Quoting the official guidelines on editing:
When should I edit posts?
Any time you see a post that needs improvement and are inclined to suggest an edit, you are welcome to do so. (…) Common reasons for edits include: (…)
- To add related resources or hyperlinks
If adding a link to Wikipedia improves the post, accept the edit. If the link is wrong or irrelevant, reject the edit. Generally, linking to Wikipedia or some other reference is a good idea in two cases:
- For explanation, when mentioning concepts that are likely to be obvious to some readers, but mysterious to others. (Concepts that most readers are unlikely to understand should be explained in the post, and concepts that most readers would find obvious don't need any explanation.)
- For further information, when mentioning a concept that is peripheral to the post, which doesn't warrant further discussion inside the post but where a curious reader might want to know more.
If the Wikipedia article is relevant but unhelpful or misleading, that's a reason to lead towards rejection.

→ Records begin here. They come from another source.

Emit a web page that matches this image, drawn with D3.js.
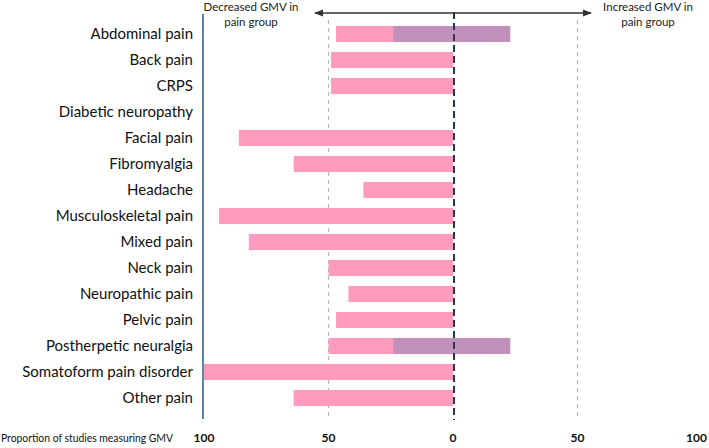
<!DOCTYPE html>
<html><head><meta charset="utf-8">
<script src="https://cdn.jsdelivr.net/npm/d3@7"></script>
<style>body{margin:0;background:#fff}svg{display:block}text{font-family:Lato,"Open Sans",sans-serif}</style>
</head><body><svg id="c" width="709" height="448"></svg>
<script>
const categories = ["Abdominal pain","Back pain","CRPS","Diabetic neuropathy","Facial pain","Fibromyalgia","Headache","Musculoskeletal pain","Mixed pain","Neck pain","Neuropathic pain","Pelvic pain","Postherpetic neuralgia","Somatoform pain disorder","Other pain"];
const decreased = [47,49,49,0,86,64,36,94,82,50,42,47,50,100,64];
const mixedFrom = [-24,null,null,null,null,null,null,null,null,null,null,null,-24,null,null];
const mixedTo   = [23,null,null,null,null,null,null,null,null,null,null,null,23,null,null];
const tickValues = [-100,-50,0,50,100];
const tickLabels = ["100","50","0","50","100"];

const svg = d3.select("#c");
const x = d3.scaleLinear().domain([-100,100]).range([204,702]);
const y = d3.scaleBand().domain(categories).range([21,411]).paddingInner(0.38).paddingOuter(0.19);

// gray reference lines at ±50
[-50,50].forEach(v=>{
  svg.append("line").attr("x1",x(v)).attr("x2",x(v)).attr("y1",20).attr("y2",416)
    .attr("stroke","#b5b5b5").attr("stroke-width",1.2).attr("stroke-dasharray","4,4");
});

// bars
svg.append("g").selectAll("rect").data(categories).join("rect")
  .attr("x",(d,i)=>x(-decreased[i])).attr("width",(d,i)=>x(0)-x(-decreased[i]))
  .attr("y",d=>y(d)).attr("height",y.bandwidth()).attr("fill","#ff9bbe");
svg.append("g").selectAll("rect").data(categories.filter((d,i)=>mixedFrom[i]!==null)).join("rect")
  .attr("x",d=>x(mixedFrom[categories.indexOf(d)]))
  .attr("width",d=>{const i=categories.indexOf(d);return x(mixedTo[i])-x(mixedFrom[i]);})
  .attr("y",d=>y(d)).attr("height",y.bandwidth()).attr("fill","#c291bb");

// zero line
svg.append("line").attr("x1",x(0)+1).attr("x2",x(0)+1).attr("y1",12).attr("y2",420)
  .attr("stroke","#1d3d57").attr("stroke-width",2).attr("stroke-dasharray","7,4");

// left axis line
svg.append("line").attr("x1",203).attr("x2",203).attr("y1",14).attr("y2",419)
  .attr("stroke","#5b87a3").attr("stroke-width",2);

// category labels
svg.append("g").selectAll("text").data(categories).join("text")
  .attr("x",193).attr("y",d=>y(d)+y.bandwidth()/2).attr("dy","0.35em")
  .attr("text-anchor","end").attr("font-size",15).attr("fill","#111").text(d=>d);

// arrow
const defs = svg.append("defs");
defs.append("marker").attr("id","ah").attr("viewBox","0 0 10 10").attr("refX",9).attr("refY",5)
  .attr("markerWidth",7).attr("markerHeight",7).attr("orient","auto-start-reverse")
  .append("path").attr("d","M0,1L10,5L0,9z").attr("fill","#333");
svg.append("line").attr("x1",315).attr("x2",591).attr("y1",13).attr("y2",13)
  .attr("stroke","#333").attr("stroke-width",1.3)
  .attr("marker-start","url(#ah)").attr("marker-end","url(#ah)");

// direction labels
[["Decreased GMV in","pain group",251],["Increased GMV in","pain group",648]].forEach(t=>{
  const g = svg.append("text").attr("text-anchor","middle").attr("font-size",11.5).attr("fill","#222");
  g.append("tspan").attr("x",t[2]).attr("y",11).text(t[0]);
  g.append("tspan").attr("x",t[2]).attr("y",26).text(t[1]);
});

// bottom axis labels
svg.append("text").attr("x",1).attr("y",442).attr("font-size",11.5).attr("fill","#111")
  .attr("textLength",172).attr("lengthAdjust","spacingAndGlyphs")
  .text("Proportion of studies measuring GMV");
svg.append("g").selectAll("text").data(tickValues).join("text")
  .attr("x",(d,i)=> i===4 ? 707 : x(d)).attr("y",442)
  .attr("text-anchor",(d,i)=> i===4 ? "end" : "middle")
  .attr("font-size",12).attr("font-weight","bold").attr("fill","#111")
  .text((d,i)=>tickLabels[i]);
</script></body></html>
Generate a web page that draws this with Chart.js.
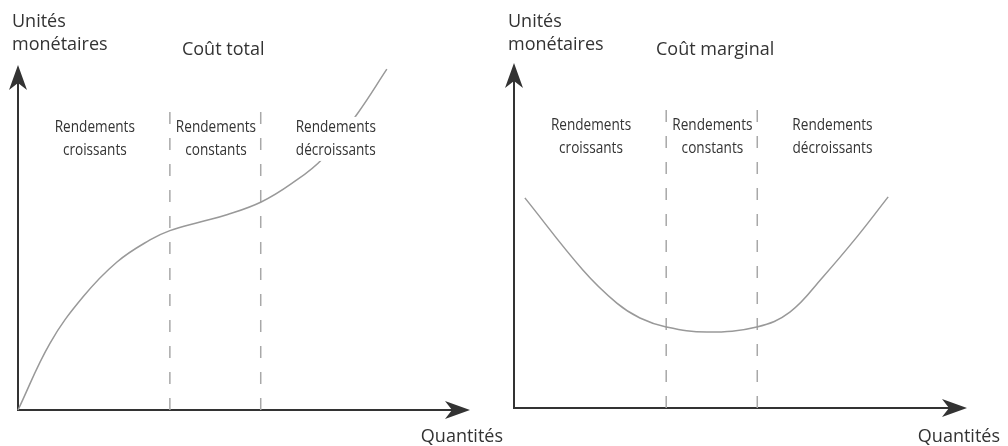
<!DOCTYPE html>
<html>
<head>
<meta charset="utf-8">
<script src="https://cdn.jsdelivr.net/npm/chart.js@4.4.0/dist/chart.umd.min.js"></script>
<style>
  body { margin: 0; background: #fff; }
  #wrap { display: flex; width: 1008px; height: 446px; }
  canvas { display: block; }
</style>
</head>
<body>
<div id="wrap">
  <canvas id="total" width="504" height="446"></canvas>
  <canvas id="marginal" width="504" height="446"></canvas>
</div>
<script>
// quantity where each regime ends (croissants | constants | décroissants)
const regimeLimits = [33.6, 53.7];
const dashTop = 87;

// total cost curve (axis 0-100 both ways)
const totalQ = [0, 7.1, 14.4, 21.9, 29.2, 33.6, 40.3, 46.2, 53.8, 60.5, 67.5, 75.2, 81.6];
const totalV = [0, 19.4, 32.8, 42.9, 49.3, 52.0, 54.5, 56.6, 60.3, 65.6, 73.0, 86.1, 98.8];

// marginal cost curve
const marginalQ = [2.4, 15.2, 22.7, 27.8, 33.6, 42.6, 53.6, 60.9, 68.2, 75.7, 82.6];
const marginalV = [60.9, 40.0, 30.4, 26.1, 23.5, 22.0, 23.5, 27.8, 38.0, 49.6, 61.2];

// labels
const regimeNames = [["Rendements", "croissants"], ["Rendements", "constants"], ["Rendements", "décroissants"]];
const regimeLabelQ = [17, 43.8, 70.3];
const regimeLabelV = 80.6;
const titles = ["Coût total", "Coût marginal"];
const titleQ = [45.4, 44.4];
const yAxisTitle = ["Unités", "monétaires"];
const xAxisTitle = "Quantités";

const ink = '#333333';

function toPoints(xs, ys) {
    return xs.map((x, i) => ({x: x, y: ys[i]}));
}

function decor(idx) {
    return {
        id: 'decor' + idx,
        beforeDatasetsDraw(chart) {
            const ctx = chart.ctx;
            const a = chart.chartArea;
            const x0 = a.left, y0 = a.bottom;
            ctx.save();
            ctx.strokeStyle = ink;
            ctx.fillStyle = ink;
            ctx.lineWidth = 2;
            ctx.beginPath();
            ctx.moveTo(x0, y0);
            ctx.lineTo(x0, a.top + 16);
            ctx.moveTo(x0 - 1, y0);
            ctx.lineTo(a.right - 16, y0);
            ctx.stroke();
            // arrow heads
            ctx.beginPath();
            ctx.moveTo(x0, a.top);
            ctx.lineTo(x0 - 9, a.top + 25);
            ctx.lineTo(x0, a.top + 18);
            ctx.lineTo(x0 + 9, a.top + 25);
            ctx.closePath();
            ctx.fill();
            ctx.beginPath();
            ctx.moveTo(a.right, y0);
            ctx.lineTo(a.right - 25, y0 - 9);
            ctx.lineTo(a.right - 18, y0);
            ctx.lineTo(a.right - 25, y0 + 9);
            ctx.closePath();
            ctx.fill();
            ctx.restore();
        },
        afterDatasetsDraw(chart) {
            const ctx = chart.ctx;
            const a = chart.chartArea;
            const xs = chart.scales.x, ys = chart.scales.y;
            ctx.save();
            ctx.fillStyle = ink;
            ctx.textBaseline = 'alphabetic';

            // axis titles
            ctx.font = '18px "Open Sans"';
            ctx.textAlign = 'left';
            ctx.fillText(yAxisTitle[0], a.left - 6, 27);
            ctx.fillText(yAxisTitle[1], a.left - 6, 50);
            ctx.textAlign = 'right';
            ctx.fillText(xAxisTitle, a.right + 33, 442);

            // chart title
            ctx.textAlign = 'center';
            ctx.fillText(titles[idx], xs.getPixelForValue(titleQ[idx]), 55);

            // regime labels, condensed, on white
            ctx.font = '17px "Open Sans"';
            const sx = 0.8;
            const yb = ys.getPixelForValue(regimeLabelV);
            regimeNames.forEach((lines, i) => {
                const cx = xs.getPixelForValue(regimeLabelQ[i]);
                const w = Math.max(...lines.map(s => ctx.measureText(s).width)) * sx;
                ctx.fillStyle = '#fff';
                ctx.fillRect(cx - w / 2 - 2, yb - 15, w + 4, 44);
                ctx.fillStyle = ink;
                lines.forEach((s, j) => {
                    ctx.save();
                    ctx.translate(cx, yb + j * 23);
                    ctx.scale(sx, 1);
                    ctx.fillText(s, 0, 0);
                    ctx.restore();
                });
            });
            ctx.restore();
        }
    };
}

function makeChart(id, idx, xs, vs, padding) {
    const dashSets = regimeLimits.map(q => ({
        data: [{x: q, y: 0}, {x: q, y: dashTop}],
        showLine: true,
        borderColor: '#a8a8a8',
        borderWidth: 1.5,
        borderDash: [12, 14],
        pointRadius: 0,
        tension: 0,
        clip: false
    }));
    return new Chart(document.getElementById(id), {
        type: 'scatter',
        data: {
            datasets: [{
                data: toPoints(xs, vs),
                showLine: true,
                borderColor: '#999999',
                borderWidth: 1.5,
                pointRadius: 0,
                tension: 0.4,
                clip: false
            }].concat(dashSets)
        },
        options: {
            responsive: false,
            animation: false,
            layout: {padding: padding},
            scales: {
                x: {type: 'linear', min: 0, max: 100, display: false},
                y: {type: 'linear', min: 0, max: 100, display: false}
            },
            plugins: {legend: {display: false}, tooltip: {enabled: false}}
        },
        plugins: [decor(idx)]
    });
}

makeChart('total', 0, totalQ, totalV, {left: 18, top: 65, right: 34, bottom: 36});
makeChart('marginal', 1, marginalQ, marginalV, {left: 10, top: 63, right: 41, bottom: 38});
</script>
</body>
</html>
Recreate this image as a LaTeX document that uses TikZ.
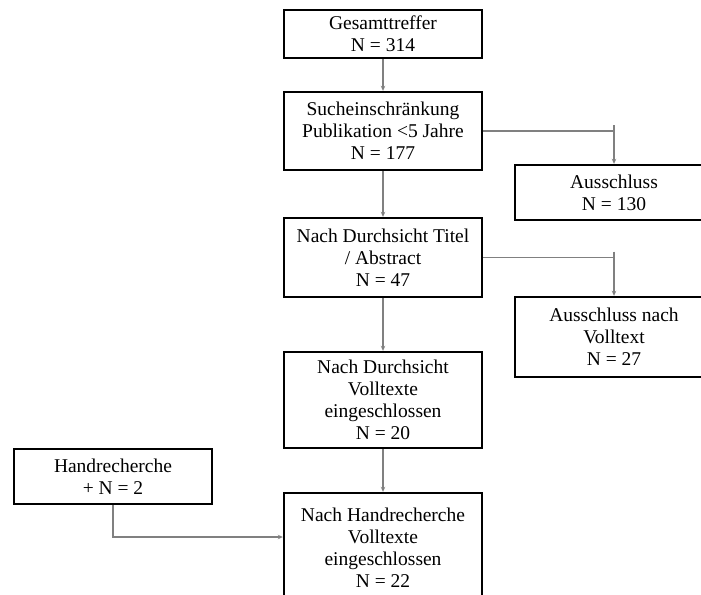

However, the best outcome would be to go and improve the article!
Do not reject a suggested edit or roll back an edit on principle because “it modifies the post”. Edits modify the post by definition. Reviewing suggested edits is a judgement call, that's why we have humans doing it and not computers. But as a human, you're supposed to apply common sense and follow shared values. Stack Exchange has very few firm rules but many guidelines, and for editing in particular there are official guidelines. You should go against the guidelines if a specific case would go against our goal of “build[ing] a library of detailed answers to every question about cryptography and cryptanalysis”. But if you're systematically going against the guidelines, you're doing it wrong.
Different people can have different thresholds for when a suggested edit is acceptable and when it does too much, and that's fine. But if you systematically apply your own rules that go against the guidelines, that's not fine. It disturbs me to see moderators here who completely ignore the official guidelines and make recommendations that go completely against them, given that the job of moderators includes enforcing these rules.